To test this innovative concept, the quadrupedal robot 'ANYmal' was utilized. It was equipped with a robotic arm carrying two key instruments: the microscopic imager MICRO and a portable Raman spectrometer. This research was a collaborative effort involving institutions such as the Robotic Systems Lab at ETH Zurich, ETH Zurich | Space, the University of Zurich, and the University of Bern.

Experiments took place in the 'Marslabor' facility at the University of Basel, which simulates planetary surface conditions using analogue rocks, regolith materials, and controlled lighting. During the tests, the robot autonomously approached selected targets, deployed its instruments, and subsequently returned images and spectra for analysis.

The system successfully identified various rock types highly relevant to planetary exploration, including gypsum, carbonates, basalts, dunite, and anorthosite. Some of these, such as lunar-analog rocks like dunite and anorthosite, and oxides like rutile, may indicate valuable resources for future space missions.

Comparison of Exploration Approaches

The study directly compared two distinct operational methods: the traditional single-target exploration, which is closely guided by scientists for every step, and a semi-autonomous multi-target strategy, where the robot performs measurements at several locations consecutively.

The semi-autonomous missions consistently exhibited faster completion times.

Multi-target missions required between 12 and 23 minutes, while a human-guided mission took 41 minutes to complete comparable analyses.

Despite this increased speed, the robot achieved high scientific success rates. In one particular test run, all selected targets were correctly identified.

This approach could enable future missions to quickly survey large areas of planetary surfaces. Scientists could then analyze the incoming data and prioritize the most promising locations for detailed investigation. This method suggests that robots could traverse terrain, scan rocks, and collect data without requiring human command for every step, potentially accelerating scientific discovery on planetary surfaces by allowing rapid exploration and characterization of many rocks.

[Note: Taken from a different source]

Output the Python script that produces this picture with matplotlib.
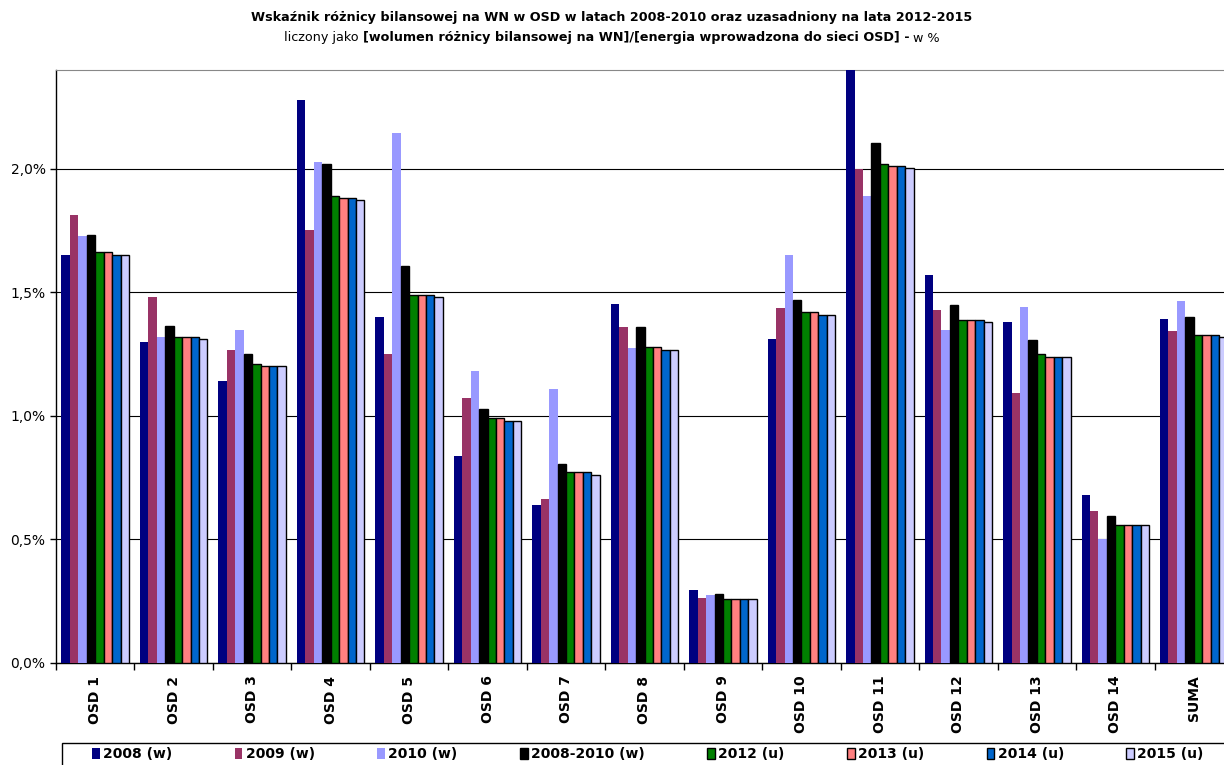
import matplotlib
matplotlib.use('Agg')
import matplotlib.pyplot as plt
from matplotlib.patches import Rectangle
import numpy as np

plt.rcParams['font.family'] = ['DejaVu Sans']

# dane (w %)
categories = ['OSD 1', 'OSD 2', 'OSD 3', 'OSD 4', 'OSD 5', 'OSD 6', 'OSD 7', 'OSD 8',
              'OSD 9', 'OSD 10', 'OSD 11', 'OSD 12', 'OSD 13', 'OSD 14', 'SUMA']
series_names = ['2008 (w)', '2009 (w)', '2010 (w)', '2008-2010 (w)',
                '2012 (u)', '2013 (u)', '2014 (u)', '2015 (u)']

v2008 = [1.651, 1.298, 1.141, 2.279, 1.401, 0.837, 0.639, 1.453, 0.295, 1.313, 2.45, 1.572, 1.381, 0.679, 1.391]
v2009 = [1.814, 1.481, 1.266, 1.753, 1.250, 1.071, 0.665, 1.360, 0.264, 1.436, 2.000, 1.427, 1.094, 0.617, 1.342]
v2010 = [1.728, 1.321, 1.349, 2.026, 2.144, 1.181, 1.109, 1.273, 0.275, 1.653, 1.889, 1.349, 1.440, 0.500, 1.464]
v0810 = [1.731, 1.365, 1.252, 2.019, 1.606, 1.026, 0.804, 1.360, 0.278, 1.468, 2.104, 1.450, 1.309, 0.596, 1.399]
v2012 = [1.662, 1.321, 1.212, 1.891, 1.490, 0.990, 0.771, 1.280, 0.260, 1.419, 2.021, 1.388, 1.251, 0.559, 1.329]
v2013 = [1.662, 1.321, 1.202, 1.881, 1.490, 0.990, 0.771, 1.280, 0.260, 1.419, 2.010, 1.388, 1.239, 0.559, 1.329]
v2014 = [1.652, 1.321, 1.202, 1.881, 1.490, 0.981, 0.771, 1.268, 0.260, 1.408, 2.010, 1.388, 1.239, 0.559, 1.329]
v2015 = [1.652, 1.311, 1.202, 1.872, 1.481, 0.981, 0.761, 1.268, 0.260, 1.408, 2.002, 1.381, 1.239, 0.559, 1.319]

values = [v2008, v2009, v2010, v0810, v2012, v2013, v2014, v2015]
colors = ['#000080', '#993366', '#9999FF', '#000000', '#008000', '#FF8080', '#0066CC', '#CCCCFF']
edged = [False, False, False, True, True, True, True, True]

W, H = 1224, 765
fig = plt.figure(figsize=(W / 100, H / 100), dpi=100)
ax = fig.add_axes([56 / W, 1 - 663 / H, 1177 / W, (663 - 70) / H])

x = np.arange(len(categories))
n = len(values)
group_w = 0.86
bw = group_w / n
handles = []
for i, (vals, c, e) in enumerate(zip(values, colors, edged)):
    off = -group_w / 2 + bw * (i + 0.5)
    b = ax.bar(x + off, vals, bw, color=c,
               edgecolor='black' if e else c, linewidth=1.0 if e else 0,
               label=series_names[i], zorder=3)
    handles.append(b)

ax.set_xlim(-0.5, len(categories) - 0.5)
ax.set_ylim(0, 2.4)
yt = np.arange(0, 2.01, 0.5)
ax.set_yticks(yt)
ax.set_yticklabels([('%.1f%%' % t).replace('.', ',') for t in yt], fontsize=10)
ax.yaxis.grid(True, color='black', linewidth=0.8, zorder=0)
ax.set_axisbelow(True)

ax.set_xticks(x)
ax.set_xticklabels(categories, rotation=90, fontsize=10, fontweight='bold')
ax.set_xticks(np.arange(-0.5, len(categories), 1), minor=True)
ax.tick_params(axis='x', which='major', length=0, pad=9)
ax.tick_params(axis='x', which='minor', length=5, direction='out', width=1)
ax.tick_params(axis='y', length=4, direction='out', width=1)

ax.spines['top'].set_color('#888888')
ax.spines['right'].set_visible(False)
ax.spines['left'].set_linewidth(1)
ax.spines['bottom'].set_linewidth(1)

# tytuł
fig.text(0.5, 1 - 18 / H, 'Wskaźnik różnicy bilansowej na WN w OSD w latach 2008-2010 oraz uzasadniony na lata 2012-2015',
         ha='center', va='center', fontsize=9.2, fontweight='bold')

parts = [('liczony jako ', 'normal'),
         ('[wolumen różnicy bilansowej na WN]/[energia wprowadzona do sieci OSD] -', 'bold'),
         (' w %', 'normal')]
renderer = fig.canvas.get_renderer()
texts = []
widths = []
for s, w in parts:
    t = fig.text(0, 1 - 38 / H, s, ha='left', va='center', fontsize=9.2, fontweight=w)
    bb = t.get_window_extent(renderer)
    texts.append(t)
    widths.append(bb.width)
total = sum(widths)
xpos = (W - total) / 2
for t, w in zip(texts, widths):
    t.set_x(xpos / W)
    xpos += w

# legenda
fig.patches.append(Rectangle((62 / W, -0.01), 1.0, (765 - 743) / H + 0.01,
                             transform=fig.transFigure, facecolor='white',
                             edgecolor='black', linewidth=1, zorder=0))
leg = fig.legend(handles=handles, loc='upper left', ncol=8, mode='expand',
                 bbox_to_anchor=(88 / W, 1 - 743 / H, (1208 - 88) / W, 0),
                 frameon=False,
                 prop={'weight': 'bold', 'size': 10},
                 handlelength=0.55, handleheight=0.9, handletextpad=0.25,
                 borderaxespad=0, borderpad=0.3)

fig.savefig('out.png', dpi=100)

Future Exploration Preparation

The study indicates that relatively simple instruments can provide valuable scientific information when integrated into autonomous robotic systems. Instead of relying solely on extensive instrument suites, future missions could deploy agile robots that rapidly scan environments and identify promising targets for further investigation.

As space agencies plan upcoming missions to the Moon, Mars, and other destinations, such semi-autonomous systems could significantly assist scientists in surveying larger areas more efficiently.

This capability would support both crucial resource prospecting and the vital search for evidence of past life.